Amid strengthening coronavirus in Austria and Greece, the governments have tightened the rules again. New restrictions have taken effect to protect the population from the novel pathogen, Irish Examiner says.
Austria and Greece decided to follow an example of Germany, Italy, Kosovo, and Croatia that have tightened rules due to rising infections. Meanwhile, Germany and the UK have also announced new plans like expanding testing for the COVID-19.
In fact, the partial shutdown became a governmental signature this year. However, the UK people expected to face a near-total lockdown beginning Thursday, with an exception to keep schools and universities open.
In November, countries are scrambling to get ahead of the virus that has rampaged across the globe, causing more than 1.2m deaths, with more than 270,000 in Europe, according to a tally by Johns Hopkins University.
Germany said it is bulk-buying millions of antigen tests, which produce rapid results, to avoid banning visitors to nursing homes and preventing the anguish to residents and their relatives that such isolation caused in the spring. Nursing homes will receive up to 20 free monthly tests per resident, which can be used to test patients, staff, and visiting relatives who might be unwitting carriers.

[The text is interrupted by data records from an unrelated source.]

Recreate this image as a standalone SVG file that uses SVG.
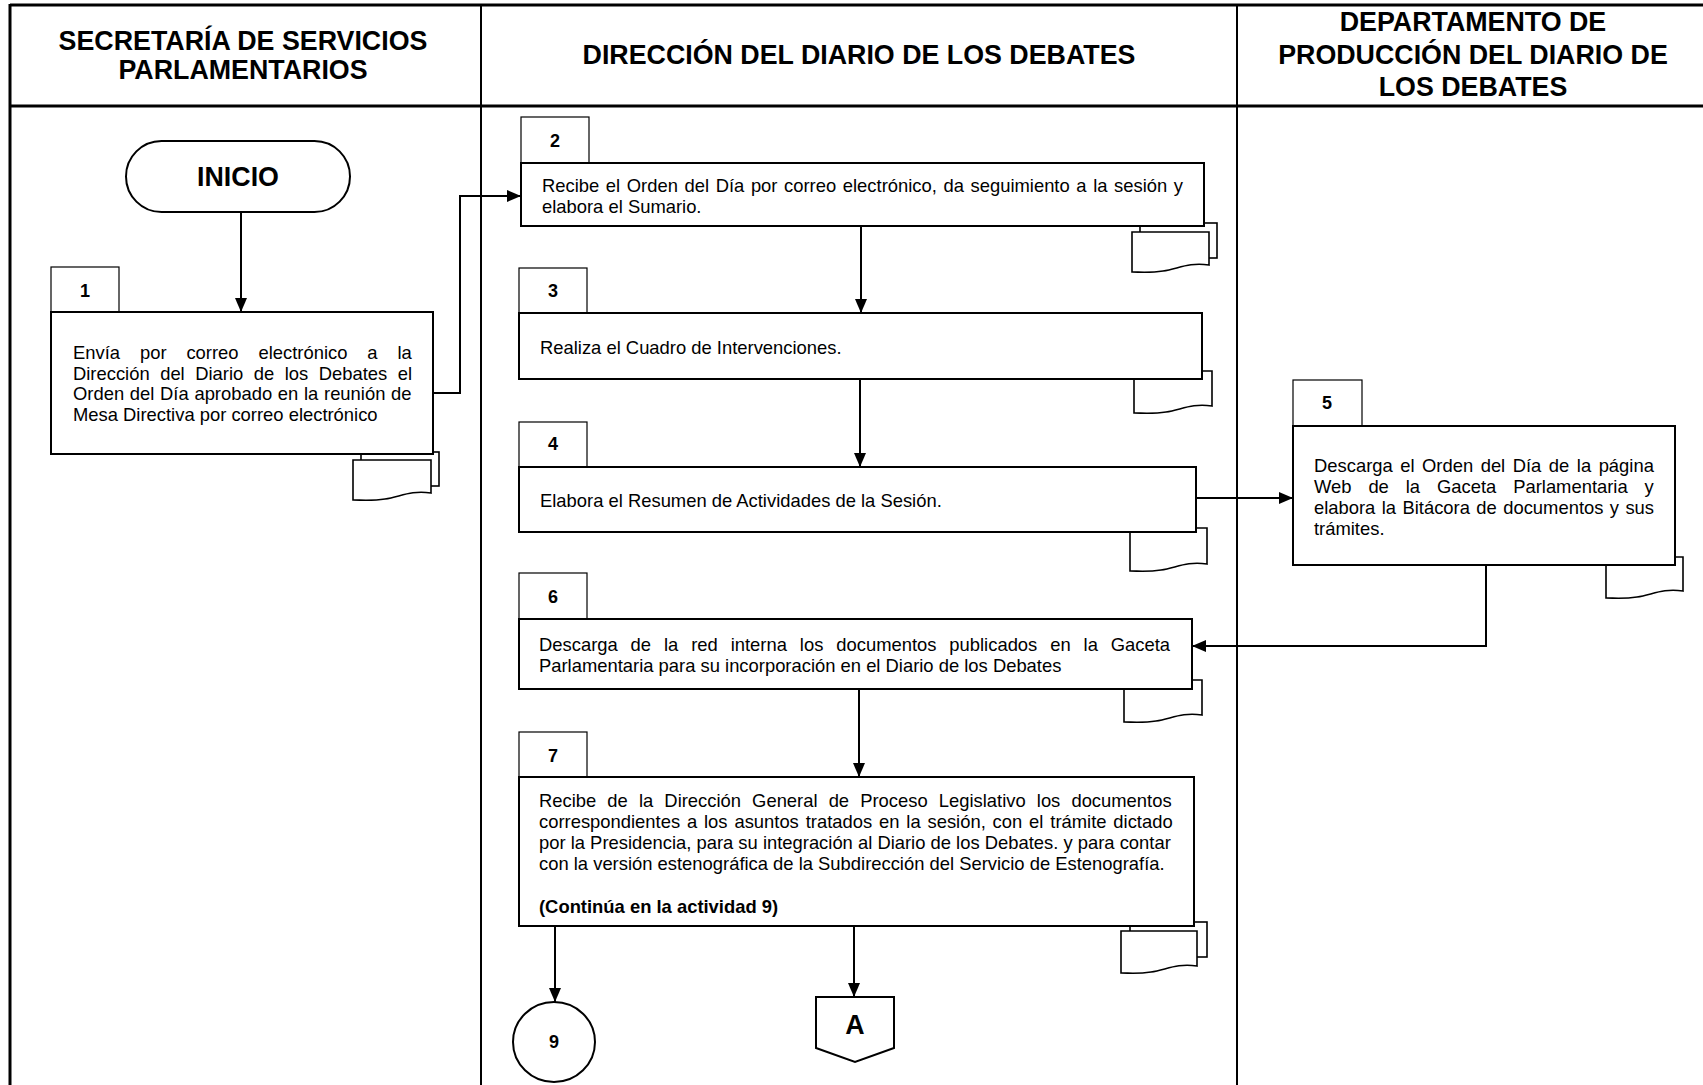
<svg xmlns="http://www.w3.org/2000/svg" width="1703" height="1085" viewBox="0 0 1703 1085">
<style>
.lane{stroke:#000;fill:none}
.box{fill:#fff;stroke:#000;stroke-width:2}
.tab{fill:#fff;stroke:#000;stroke-width:1.2}
.doc{fill:#fff;stroke:#000;stroke-width:1.6}
.con{fill:none;stroke:#000;stroke-width:2}
.hd{font-family:"Liberation Sans",Arial,sans-serif;font-weight:bold;font-size:26.8px;text-anchor:middle}
.t{font-family:"Liberation Sans",Arial,sans-serif;font-size:18.4px}
.n{font-family:"Liberation Sans",Arial,sans-serif;font-size:18px;font-weight:bold;text-anchor:middle}
.b{font-weight:bold}
</style>
<defs>
<marker id="ah" viewBox="0 0 14 12" refX="14" refY="6" markerWidth="14" markerHeight="12" markerUnits="userSpaceOnUse" orient="auto">
<path d="M0,0 L14,6 L0,12 z" fill="#000"/>
</marker>
</defs>
<rect width="1703" height="1085" fill="#fff"/>
<g id="lanes">
<line class="lane" x1="10" y1="5" x2="1703" y2="5" stroke-width="3"/>
<line class="lane" x1="10" y1="106" x2="1703" y2="106" stroke-width="3"/>
<line class="lane" x1="10" y1="4" x2="10" y2="1085" stroke-width="3"/>
<line class="lane" x1="481" y1="5" x2="481" y2="1085" stroke-width="2"/>
<line class="lane" x1="1237" y1="5" x2="1237" y2="1085" stroke-width="2"/>
<text class="hd" x="243" y="50">SECRETARÍA DE SERVICIOS</text>
<text class="hd" x="243" y="79">PARLAMENTARIOS</text>
<text class="hd" x="859" y="64">DIRECCIÓN DEL DIARIO DE LOS DEBATES</text>
<text class="hd" x="1473" y="31">DEPARTAMENTO DE</text>
<text class="hd" x="1473" y="63.5">PRODUCCIÓN DEL DIARIO DE</text>
<text class="hd" x="1473" y="95.5">LOS DEBATES</text>
</g>
<g id="connectors">
<path class="con" d="M241,212 V312" marker-end="url(#ah)"/>
<path class="con" d="M433,393 H460 V196 H521" marker-end="url(#ah)"/>
<path class="con" d="M861,226 V313" marker-end="url(#ah)"/>
<path class="con" d="M860,379 V467" marker-end="url(#ah)"/>
<path class="con" d="M1196,498 H1293" marker-end="url(#ah)"/>
<path class="con" d="M1486,565 V646 H1192" marker-end="url(#ah)"/>
<path class="con" d="M859,689 V777" marker-end="url(#ah)"/>
<path class="con" d="M555,926 V1002" marker-end="url(#ah)"/>
<path class="con" d="M854,926 V997" marker-end="url(#ah)"/>
</g>
<g id="inicio">
<rect x="126" y="141" width="224" height="71" rx="35.5" class="box"/>
<text class="hd" x="238" y="186">INICIO</text>
</g>
<g id="n1">
<rect class="doc" x="361" y="452" width="78" height="34"/>
<path class="doc" d="M353,460 H431 V493 C410,490 400,497 385,499 C372,501 362,500 353,500 Z"/>
<rect class="tab" x="51" y="267" width="68" height="45"/>
<text class="n" x="85" y="297">1</text>
<rect class="box" x="51" y="312" width="382" height="142"/>
<text class="t" x="73" y="359" word-spacing="14.8">Envía por correo electrónico a la</text>
<text class="t" x="73" y="379.5" word-spacing="5.4">Dirección del Diario de los Debates el</text>
<text class="t" x="73" y="400" word-spacing="0.6">Orden del Día aprobado en la reunión de</text>
<text class="t" x="73" y="420.5">Mesa Directiva por correo electrónico</text>
</g>
<g id="n2">
<rect class="doc" x="1140" y="223" width="77" height="35"/>
<path class="doc" d="M1132,232 H1209 V265 C1188,262 1178,269 1163,271 C1150,273 1140,272 1132,272 Z"/>
<rect class="tab" x="521" y="117" width="68" height="46"/>
<text class="n" x="555" y="147">2</text>
<rect class="box" x="521" y="163" width="683" height="63"/>
<text class="t" x="542" y="192" word-spacing="1.5">Recibe el Orden del Día por correo electrónico, da seguimiento a la sesión y</text>
<text class="t" x="542" y="213">elabora el Sumario.</text>
</g>
<g id="n3">
<path class="doc" d="M1134,371 H1212 V406 C1191,403 1181,410 1166,412 C1153,414 1143,413 1134,413 Z"/>
<rect class="tab" x="519" y="268" width="68" height="45"/>
<text class="n" x="553" y="297">3</text>
<rect class="box" x="519" y="313" width="683" height="66"/>
<text class="t" x="540" y="354">Realiza el Cuadro de Intervenciones.</text>
</g>
<g id="n4">
<path class="doc" d="M1130,528 H1207 V564 C1186,561 1176,568 1161,570 C1148,572 1139,571 1130,571 Z"/>
<rect class="tab" x="519" y="422" width="68" height="45"/>
<text class="n" x="553" y="450">4</text>
<rect class="box" x="519" y="467" width="677" height="65"/>
<text class="t" x="540" y="507">Elabora el Resumen de Actividades de la Sesión.</text>
</g>
<g id="n5">
<path class="doc" d="M1606,557 H1683 V591 C1662,588 1652,595 1637,597 C1624,599 1615,598 1606,598 Z"/>
<rect class="tab" x="1293" y="380" width="69" height="46"/>
<text class="n" x="1327" y="409">5</text>
<rect class="box" x="1293" y="426" width="382" height="139"/>
<text class="t" x="1314" y="472" word-spacing="2.4">Descarga el Orden del Día de la página</text>
<text class="t" x="1314" y="492.5" word-spacing="11.8">Web de la Gaceta Parlamentaria y</text>
<text class="t" x="1314" y="513.5" word-spacing="1.3">elabora la Bitácora de documentos y sus</text>
<text class="t" x="1314" y="534.5">trámites.</text>
</g>
<g id="n6">
<path class="doc" d="M1124,680 H1202 V715 C1181,712 1171,719 1156,721 C1143,723 1133,722 1124,722 Z"/>
<rect class="tab" x="519" y="573" width="68" height="46"/>
<text class="n" x="553" y="603">6</text>
<rect class="box" x="519" y="619" width="673" height="70"/>
<text class="t" x="539" y="651" word-spacing="7.8">Descarga de la red interna los documentos publicados en la Gaceta</text>
<text class="t" x="539" y="672">Parlamentaria para su incorporación en el Diario de los Debates</text>
</g>
<g id="n7">
<rect class="doc" x="1130" y="922" width="77" height="35"/>
<path class="doc" d="M1121,931 H1197 V966 C1176,963 1166,970 1151,972 C1138,974 1130,973 1121,973 Z"/>
<rect class="tab" x="519" y="732" width="68" height="45"/>
<text class="n" x="553" y="762">7</text>
<rect class="box" x="519" y="777" width="675" height="149"/>
<text class="t" x="539" y="806.5" word-spacing="6">Recibe de la Dirección General de Proceso Legislativo los documentos</text>
<text class="t" x="539" y="827.5" word-spacing="1.75">correspondientes a los asuntos tratados en la sesión, con el trámite dictado</text>
<text class="t" x="539" y="849">por la Presidencia, para su integración al Diario de los Debates. y para contar</text>
<text class="t" x="539" y="870">con la versión estenográfica de la Subdirección del Servicio de Estenografía.</text>
<text class="t b" x="539" y="912.5">(Continúa en la actividad 9)</text>
</g>
<g id="c9">
<ellipse class="box" cx="554" cy="1042" rx="41" ry="40"/>
<text class="n" x="554" y="1048">9</text>
</g>
<g id="offA">
<path class="box" d="M816,997 H894 V1048 L855,1062 L816,1048 Z"/>
<text class="hd" x="855" y="1034">A</text>
</g>
</svg>
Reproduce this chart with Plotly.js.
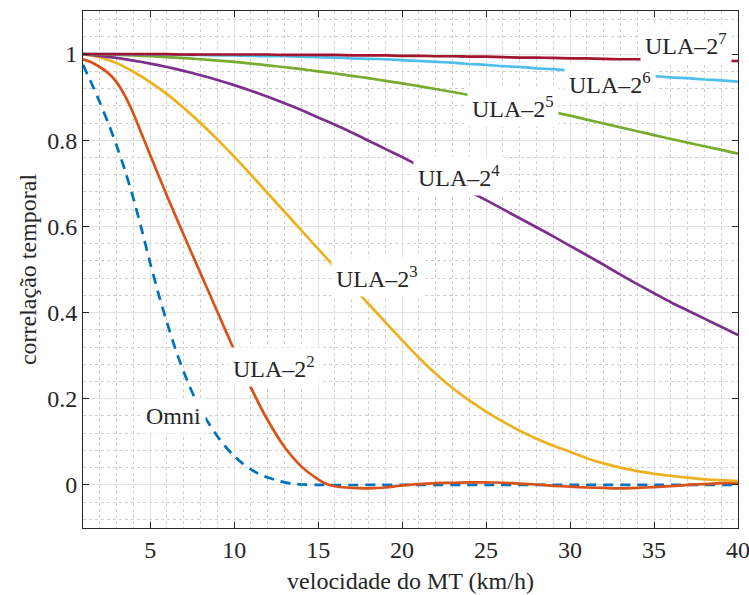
<!DOCTYPE html>
<html>
<head>
<meta charset="utf-8">
<script src="https://cdn.plot.ly/plotly-3.0.1.min.js"></script>
<style>
  html, body { margin: 0; padding: 0; background: #ffffff; }
  #chart { width: 749px; height: 595px; }
</style>
</head>
<body>
<div id="chart"></div>
<script>
// Temporal correlation versus terminal speed, omni antenna and ULAs of 2^2..2^7 elements
const seriesNames = ['Omni', 'ULA–2<sup>2</sup>', 'ULA–2<sup>3</sup>', 'ULA–2<sup>4</sup>',
                     'ULA–2<sup>5</sup>', 'ULA–2<sup>6</sup>', 'ULA–2<sup>7</sup>'];

const speedInt = [1,2,3,4,5,6,7,8,9,10,11,12,13,14,15,16,17,18,19,20,
                  21,22,23,24,25,26,27,28,29,30,31,32,33,34,35,36,37,38,39,40];

const omniSpeed = [1,1.5,2,2.5,3,3.5,4,4.5,5,5.5,6,6.5,7,7.5,8,8.5,9,9.5,10,10.5,
                   11,11.5,12,12.5,13,13.5,14,15,20,25,30,35,40];
const omniCorr  = [0.975,0.933,0.888,0.84,0.788,0.73,0.665,0.592,0.515,0.443,0.377,0.316,0.262,0.215,
                   0.175,0.142,0.113,0.088,0.067,0.05,0.036,0.025,0.017,0.011,0.006,0.003,0.001,0,0,0,0,0,0];

const ula4Speed = [1,1.5,2,2.5,3,3.5,4,4.5,5,6,7,8,9,10,11,12,13,14,15,15.5,16,17,18,19,20,
                   21,22,23,24,25,26,27,28,29,30,31,32,33,34,35,36,37,38,39,40];
const ula4Corr  = [0.988,0.981,0.97,0.956,0.935,0.903,0.862,0.814,0.766,0.671,0.58,0.491,0.402,0.313,0.226,
                   0.15,0.088,0.043,0.013,0.002,
                   -0.003,-0.007,-0.008,-0.006,-0.001,0.002,0.004,0.005,0.006,0.006,0.005,0.003,0.001,-0.002,
                   -0.004,-0.006,-0.007,-0.008,-0.007,-0.005,-0.003,0,0.002,0.004,0.005];

const ula8Corr  = [1.0,0.993,0.979,0.959,0.935,0.907,0.875,0.84,0.802,0.762,0.72,0.677,0.634,0.591,0.548,
                   0.505,0.462,0.42,0.378,0.336,0.295,0.258,0.225,0.196,0.17,0.147,0.126,0.107,0.091,0.077,
                   0.062,0.05,0.04,0.032,0.026,0.021,0.017,0.013,0.011,0.009];

const ula16Corr = [1.0,0.996,0.991,0.985,0.978,0.97,0.961,0.951,0.94,0.928,0.915,0.901,0.886,0.87,0.853,
                   0.836,0.818,0.799,0.78,0.761,0.741,0.721,0.701,0.681,0.661,0.64,0.619,0.598,0.577,0.555,
                   0.533,0.511,0.488,0.466,0.445,0.424,0.405,0.386,0.367,0.348];

const ula32Corr = [1.0,0.9995,0.9985,0.997,0.995,0.993,0.9905,0.988,0.985,0.982,0.978,0.974,0.9695,0.965,0.96,
                   0.955,0.9495,0.944,0.938,0.932,0.9255,0.919,0.912,0.905,0.8975,0.89,0.882,0.874,0.8655,0.857,
                   0.848,0.839,0.83,0.821,0.812,0.803,0.7945,0.786,0.7775,0.769];

const ula64Corr = [1.0,1.0,1.0,0.999,0.999,0.999,0.998,0.998,0.997,0.997,0.996,0.995,0.995,0.994,0.993,
                   0.992,0.99,0.989,0.988,0.986,0.984,0.982,0.98,0.977,0.975,0.972,0.97,0.967,0.965,0.962,
                   0.96,0.957,0.954,0.952,0.949,0.946,0.944,0.941,0.939,0.936];

const ula128Corr = [1.0,1.0,1.0,1.0,1.0,1.0,0.999,0.999,0.999,0.999,0.999,0.999,0.998,0.998,0.998,
                    0.998,0.997,0.997,0.997,0.996,0.996,0.995,0.995,0.994,0.994,0.993,0.992,0.992,0.991,0.99,
                    0.99,0.989,0.988,0.988,0.987,0.986,0.986,0.985,0.985,0.984];

const xTicks = [5,10,15,20,25,30,35,40];
const yTicks = [0,0.2,0.4,0.6,0.8,1];
const yTickText = ['0','0.2','0.4','0.6','0.8','1'];

const colors = ['#0072BD','#D95319','#EDB120','#7E2F8E','#77AC30','#4DBEEE','#A2142F'];
const FONT = "'Liberation Serif', 'DejaVu Serif', serif";
const FSIZE = 24;
const INK = '#262626';

const xs = [omniSpeed, ula4Speed, speedInt, speedInt, speedInt, speedInt, speedInt];
const ys = [omniCorr, ula4Corr, ula8Corr, ula16Corr, ula32Corr, ula64Corr, ula128Corr];

const traces = ys.map((y, i) => ({
  type: 'scatter', mode: 'lines', name: seriesNames[i],
  x: xs[i], y: y,
  line: { color: colors[i], width: 2.7, shape: 'spline', smoothing: 0.7,
          dash: i === 0 ? '10px,7px' : 'solid' },
  hoverinfo: 'skip'
}));

// inline curve labels on white boxes that break the lines
const labelAt = [[6.37,0.16],[12.4,0.274],[18.5,0.483],[23.4,0.717],[26.6,0.877],[32.4,0.933],[36.9,1.023]];
const annotations = seriesNames.map((t, i) => ({
  x: labelAt[i][0], y: labelAt[i][1], xref: 'x', yref: 'y',
  text: t, showarrow: false, bgcolor: '#ffffff', borderpad: 4,
  font: { family: FONT, size: FSIZE, color: INK }
}));

const axisCommon = {
  showline: true, linecolor: INK, linewidth: 1, mirror: 'ticks',
  ticks: 'inside', ticklen: 6, tickcolor: INK, tickwidth: 1,
  showgrid: true, gridcolor: '#e3e3e3', gridwidth: 1,
  zeroline: false, ticklabeloverflow: 'allow',
  tickfont: { family: FONT, size: FSIZE, color: INK }
};

const layout = {
  width: 749, height: 595,
  paper_bgcolor: '#ffffff', plot_bgcolor: '#ffffff',
  margin: { l: 83, r: 11, t: 11, b: 67 },
  showlegend: false,
  font: { family: FONT, size: FSIZE, color: INK },
  xaxis: Object.assign({}, axisCommon, {
    range: [1, 40], tickvals: xTicks,
    minor: { dtick: 1, tick0: 0, showgrid: true, gridcolor: '#d0d0d0', griddash: 'dot', gridwidth: 1, ticklen: 0 },
    title: { text: 'velocidade do MT (km/h)', font: { family: FONT, size: FSIZE, color: INK }, standoff: 10 }
  }),
  yaxis: Object.assign({}, axisCommon, {
    range: [-0.1, 1.1], tickvals: yTicks, ticktext: yTickText,
    minor: { dtick: 0.04, tick0: 0, showgrid: true, gridcolor: '#d0d0d0', griddash: 'dot', gridwidth: 1, ticklen: 0 },
    title: { text: 'correlação temporal', font: { family: FONT, size: FSIZE, color: INK }, standoff: 3 }
  }),
  annotations: annotations
};

Plotly.newPlot('chart', traces, layout, { displayModeBar: false, staticPlot: true });
</script>
</body>
</html>
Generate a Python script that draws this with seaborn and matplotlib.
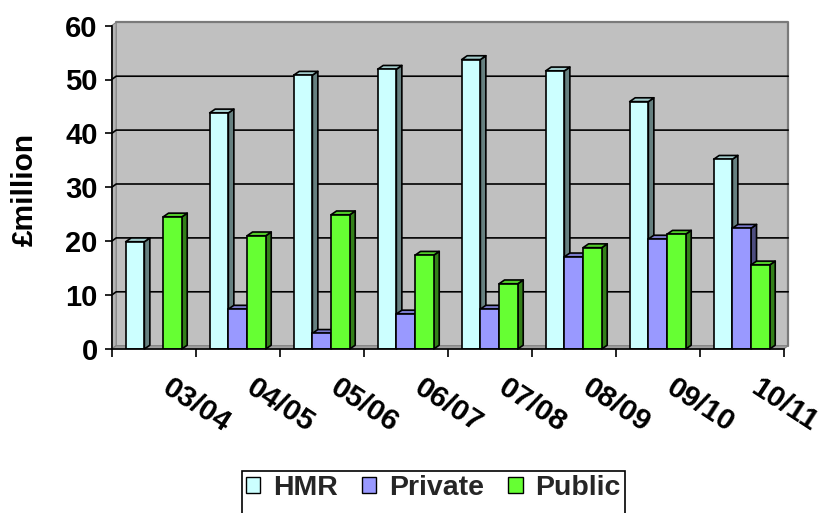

Greece imposed a lockdown on Thessaloniki and province of Serres from Tuesday morning. Residents can only leave their homes for specific reasons and after notifying authorities by text.
Lighter restrictions took effect in the capital Athens, where restaurants, bars, cafes, gyms, museums, and entertainment venues shut down for two weeks. Nationwide, the government imposed a night-time curfew from midnight to 5 am, and made the wearing of masks outdoors compulsory.
Austria welcomed stricter rule due to new COVID-19 cases
New restrictions also came into effect in Austria today, hours after an attack on people in Vienna enjoying the last few hours before bars and restaurants closed.
Until the end of the month there, restaurants and bars can operate only for deliveries and takeaways, while cultural, sports, and leisure activities have been cancelled. Non-essential stores will remain open, but residents are asked to stay home between 8 pm and 6 am.
In neighbouring France, instead of allowing small businesses to reopen, the head of the government has ordered big supermarkets to stop selling non-essential goods.